## [DATA SHOWN]
----
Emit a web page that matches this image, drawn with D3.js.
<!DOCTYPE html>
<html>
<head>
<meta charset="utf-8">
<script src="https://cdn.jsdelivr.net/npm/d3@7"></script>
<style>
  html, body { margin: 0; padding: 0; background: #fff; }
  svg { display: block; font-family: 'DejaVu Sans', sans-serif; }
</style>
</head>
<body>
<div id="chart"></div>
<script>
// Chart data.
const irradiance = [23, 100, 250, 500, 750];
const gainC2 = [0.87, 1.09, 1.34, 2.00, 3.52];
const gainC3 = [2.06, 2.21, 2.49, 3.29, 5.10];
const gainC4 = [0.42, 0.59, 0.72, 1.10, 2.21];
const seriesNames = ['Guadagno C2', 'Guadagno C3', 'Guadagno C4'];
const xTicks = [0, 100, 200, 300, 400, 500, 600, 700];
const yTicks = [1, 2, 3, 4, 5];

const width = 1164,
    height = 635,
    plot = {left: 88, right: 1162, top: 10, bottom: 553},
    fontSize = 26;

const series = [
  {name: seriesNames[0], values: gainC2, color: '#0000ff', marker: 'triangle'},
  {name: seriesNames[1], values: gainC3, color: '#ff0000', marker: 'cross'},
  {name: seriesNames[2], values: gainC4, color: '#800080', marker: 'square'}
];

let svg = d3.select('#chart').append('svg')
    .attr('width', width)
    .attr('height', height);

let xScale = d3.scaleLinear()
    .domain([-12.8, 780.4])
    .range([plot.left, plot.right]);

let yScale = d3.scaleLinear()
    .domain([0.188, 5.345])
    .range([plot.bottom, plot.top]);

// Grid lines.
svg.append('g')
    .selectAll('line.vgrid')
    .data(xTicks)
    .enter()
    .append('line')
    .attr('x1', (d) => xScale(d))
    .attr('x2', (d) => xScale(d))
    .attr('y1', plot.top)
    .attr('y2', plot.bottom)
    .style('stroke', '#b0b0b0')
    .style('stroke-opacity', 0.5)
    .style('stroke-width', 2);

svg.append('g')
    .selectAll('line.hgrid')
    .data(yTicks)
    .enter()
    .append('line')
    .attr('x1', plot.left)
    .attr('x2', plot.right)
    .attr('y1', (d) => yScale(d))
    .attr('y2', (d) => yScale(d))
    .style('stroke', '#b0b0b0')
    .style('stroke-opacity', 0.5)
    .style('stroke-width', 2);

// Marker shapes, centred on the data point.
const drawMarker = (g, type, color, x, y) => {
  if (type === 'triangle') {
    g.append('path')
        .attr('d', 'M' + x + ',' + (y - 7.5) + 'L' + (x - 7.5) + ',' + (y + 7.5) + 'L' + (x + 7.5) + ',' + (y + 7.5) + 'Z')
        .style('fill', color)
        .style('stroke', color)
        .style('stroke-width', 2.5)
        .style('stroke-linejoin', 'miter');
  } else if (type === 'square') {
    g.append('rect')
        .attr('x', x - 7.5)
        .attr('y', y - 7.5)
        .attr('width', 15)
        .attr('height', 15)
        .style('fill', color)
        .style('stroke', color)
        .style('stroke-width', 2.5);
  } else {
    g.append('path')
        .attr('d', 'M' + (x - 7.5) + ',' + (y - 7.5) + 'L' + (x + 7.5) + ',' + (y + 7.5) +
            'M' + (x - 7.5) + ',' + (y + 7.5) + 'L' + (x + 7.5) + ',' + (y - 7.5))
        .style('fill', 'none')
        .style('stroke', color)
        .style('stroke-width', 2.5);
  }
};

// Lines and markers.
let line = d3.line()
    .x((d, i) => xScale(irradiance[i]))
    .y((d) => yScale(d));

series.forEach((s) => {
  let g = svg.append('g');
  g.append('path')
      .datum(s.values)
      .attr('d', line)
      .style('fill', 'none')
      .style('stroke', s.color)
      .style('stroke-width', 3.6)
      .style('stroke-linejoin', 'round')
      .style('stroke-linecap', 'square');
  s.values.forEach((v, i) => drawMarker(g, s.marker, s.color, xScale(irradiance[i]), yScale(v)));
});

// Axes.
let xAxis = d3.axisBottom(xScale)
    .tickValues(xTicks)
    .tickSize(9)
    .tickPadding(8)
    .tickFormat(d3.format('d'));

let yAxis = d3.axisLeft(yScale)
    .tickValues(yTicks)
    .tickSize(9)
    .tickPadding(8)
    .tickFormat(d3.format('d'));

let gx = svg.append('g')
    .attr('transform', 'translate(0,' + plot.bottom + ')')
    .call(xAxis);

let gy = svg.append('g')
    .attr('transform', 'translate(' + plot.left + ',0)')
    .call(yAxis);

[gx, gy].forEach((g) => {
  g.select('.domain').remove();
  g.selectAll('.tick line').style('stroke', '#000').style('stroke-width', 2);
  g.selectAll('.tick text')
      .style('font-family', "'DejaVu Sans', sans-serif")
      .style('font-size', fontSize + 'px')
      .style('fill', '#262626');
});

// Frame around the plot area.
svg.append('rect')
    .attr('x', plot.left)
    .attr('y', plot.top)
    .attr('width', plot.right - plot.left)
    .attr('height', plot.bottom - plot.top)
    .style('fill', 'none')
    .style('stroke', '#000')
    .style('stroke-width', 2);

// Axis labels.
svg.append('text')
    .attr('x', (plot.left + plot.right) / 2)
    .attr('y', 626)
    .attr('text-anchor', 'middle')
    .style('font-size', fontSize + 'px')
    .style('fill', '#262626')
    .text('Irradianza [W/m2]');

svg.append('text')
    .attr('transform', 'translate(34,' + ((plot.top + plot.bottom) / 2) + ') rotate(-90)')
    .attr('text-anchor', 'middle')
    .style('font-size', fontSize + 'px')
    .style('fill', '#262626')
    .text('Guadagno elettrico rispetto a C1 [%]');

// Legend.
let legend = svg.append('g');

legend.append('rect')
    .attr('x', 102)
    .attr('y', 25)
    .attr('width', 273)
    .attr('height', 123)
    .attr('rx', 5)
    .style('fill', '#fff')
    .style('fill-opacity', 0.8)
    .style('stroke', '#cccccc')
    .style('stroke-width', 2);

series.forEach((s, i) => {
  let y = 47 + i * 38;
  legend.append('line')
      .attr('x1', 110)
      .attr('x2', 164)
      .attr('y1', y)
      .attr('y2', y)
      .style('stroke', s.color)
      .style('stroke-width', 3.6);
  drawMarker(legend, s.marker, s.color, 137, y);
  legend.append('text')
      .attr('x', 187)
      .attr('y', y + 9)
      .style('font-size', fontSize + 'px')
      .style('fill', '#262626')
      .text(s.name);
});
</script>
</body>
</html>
----
## [EXERCISE DETAILS]
Print the whole listing exactly as it is.

## [SOLUTION TO THIS EXERCISE]
Emit a web page that matches this image, drawn with D3.js.
<!DOCTYPE html>
<html>
<head>
<meta charset="utf-8">
<script src="https://cdn.jsdelivr.net/npm/d3@7"></script>
<style>
  html, body { margin: 0; padding: 0; background: #fff; }
  svg { display: block; font-family: 'DejaVu Sans', sans-serif; }
</style>
</head>
<body>
<div id="chart"></div>
<script>
// Chart data.
const irradiance = [23, 100, 250, 500, 750];
const gainC2 = [0.87, 1.09, 1.34, 2.00, 3.52];
const gainC3 = [2.06, 2.21, 2.49, 3.29, 5.10];
const gainC4 = [0.42, 0.59, 0.72, 1.10, 2.21];
const seriesNames = ['Guadagno C2', 'Guadagno C3', 'Guadagno C4'];
const xTicks = [0, 100, 200, 300, 400, 500, 600, 700];
const yTicks = [1, 2, 3, 4, 5];

const width = 1164,
    height = 635,
    plot = {left: 88, right: 1162, top: 10, bottom: 553},
    fontSize = 26;

const series = [
  {name: seriesNames[0], values: gainC2, color: '#0000ff', marker: 'triangle'},
  {name: seriesNames[1], values: gainC3, color: '#ff0000', marker: 'cross'},
  {name: seriesNames[2], values: gainC4, color: '#800080', marker: 'square'}
];

let svg = d3.select('#chart').append('svg')
    .attr('width', width)
    .attr('height', height);

let xScale = d3.scaleLinear()
    .domain([-12.8, 780.4])
    .range([plot.left, plot.right]);

let yScale = d3.scaleLinear()
    .domain([0.188, 5.345])
    .range([plot.bottom, plot.top]);

// Grid lines.
svg.append('g')
    .selectAll('line.vgrid')
    .data(xTicks)
    .enter()
    .append('line')
    .attr('x1', (d) => xScale(d))
    .attr('x2', (d) => xScale(d))
    .attr('y1', plot.top)
    .attr('y2', plot.bottom)
    .style('stroke', '#b0b0b0')
    .style('stroke-opacity', 0.5)
    .style('stroke-width', 2);

svg.append('g')
    .selectAll('line.hgrid')
    .data(yTicks)
    .enter()
    .append('line')
    .attr('x1', plot.left)
    .attr('x2', plot.right)
    .attr('y1', (d) => yScale(d))
    .attr('y2', (d) => yScale(d))
    .style('stroke', '#b0b0b0')
    .style('stroke-opacity', 0.5)
    .style('stroke-width', 2);

// Marker shapes, centred on the data point.
const drawMarker = (g, type, color, x, y) => {
  if (type === 'triangle') {
    g.append('path')
        .attr('d', 'M' + x + ',' + (y - 7.5) + 'L' + (x - 7.5) + ',' + (y + 7.5) + 'L' + (x + 7.5) + ',' + (y + 7.5) + 'Z')
        .style('fill', color)
        .style('stroke', color)
        .style('stroke-width', 2.5)
        .style('stroke-linejoin', 'miter');
  } else if (type === 'square') {
    g.append('rect')
        .attr('x', x - 7.5)
        .attr('y', y - 7.5)
        .attr('width', 15)
        .attr('height', 15)
        .style('fill', color)
        .style('stroke', color)
        .style('stroke-width', 2.5);
  } else {
    g.append('path')
        .attr('d', 'M' + (x - 7.5) + ',' + (y - 7.5) + 'L' + (x + 7.5) + ',' + (y + 7.5) +
            'M' + (x - 7.5) + ',' + (y + 7.5) + 'L' + (x + 7.5) + ',' + (y - 7.5))
        .style('fill', 'none')
        .style('stroke', color)
        .style('stroke-width', 2.5);
  }
};

// Lines and markers.
let line = d3.line()
    .x((d, i) => xScale(irradiance[i]))
    .y((d) => yScale(d));

series.forEach((s) => {
  let g = svg.append('g');
  g.append('path')
      .datum(s.values)
      .attr('d', line)
      .style('fill', 'none')
      .style('stroke', s.color)
      .style('stroke-width', 3.6)
      .style('stroke-linejoin', 'round')
      .style('stroke-linecap', 'square');
  s.values.forEach((v, i) => drawMarker(g, s.marker, s.color, xScale(irradiance[i]), yScale(v)));
});

// Axes.
let xAxis = d3.axisBottom(xScale)
    .tickValues(xTicks)
    .tickSize(9)
    .tickPadding(8)
    .tickFormat(d3.format('d'));

let yAxis = d3.axisLeft(yScale)
    .tickValues(yTicks)
    .tickSize(9)
    .tickPadding(8)
    .tickFormat(d3.format('d'));

let gx = svg.append('g')
    .attr('transform', 'translate(0,' + plot.bottom + ')')
    .call(xAxis);

let gy = svg.append('g')
    .attr('transform', 'translate(' + plot.left + ',0)')
    .call(yAxis);

[gx, gy].forEach((g) => {
  g.select('.domain').remove();
  g.selectAll('.tick line').style('stroke', '#000').style('stroke-width', 2);
  g.selectAll('.tick text')
      .style('font-family', "'DejaVu Sans', sans-serif")
      .style('font-size', fontSize + 'px')
      .style('fill', '#262626');
});

// Frame around the plot area.
svg.append('rect')
    .attr('x', plot.left)
    .attr('y', plot.top)
    .attr('width', plot.right - plot.left)
    .attr('height', plot.bottom - plot.top)
    .style('fill', 'none')
    .style('stroke', '#000')
    .style('stroke-width', 2);

// Axis labels.
svg.append('text')
    .attr('x', (plot.left + plot.right) / 2)
    .attr('y', 626)
    .attr('text-anchor', 'middle')
    .style('font-size', fontSize + 'px')
    .style('fill', '#262626')
    .text('Irradianza [W/m2]');

svg.append('text')
    .attr('transform', 'translate(34,' + ((plot.top + plot.bottom) / 2) + ') rotate(-90)')
    .attr('text-anchor', 'middle')
    .style('font-size', fontSize + 'px')
    .style('fill', '#262626')
    .text('Guadagno elettrico rispetto a C1 [%]');

// Legend.
let legend = svg.append('g');

legend.append('rect')
    .attr('x', 102)
    .attr('y', 25)
    .attr('width', 273)
    .attr('height', 123)
    .attr('rx', 5)
    .style('fill', '#fff')
    .style('fill-opacity', 0.8)
    .style('stroke', '#cccccc')
    .style('stroke-width', 2);

series.forEach((s, i) => {
  let y = 47 + i * 38;
  legend.append('line')
      .attr('x1', 110)
      .attr('x2', 164)
      .attr('y1', y)
      .attr('y2', y)
      .style('stroke', s.color)
      .style('stroke-width', 3.6);
  drawMarker(legend, s.marker, s.color, 137, y);
  legend.append('text')
      .attr('x', 187)
      .attr('y', y + 9)
      .style('font-size', fontSize + 'px')
      .style('fill', '#262626')
      .text(s.name);
});
</script>
</body>
</html>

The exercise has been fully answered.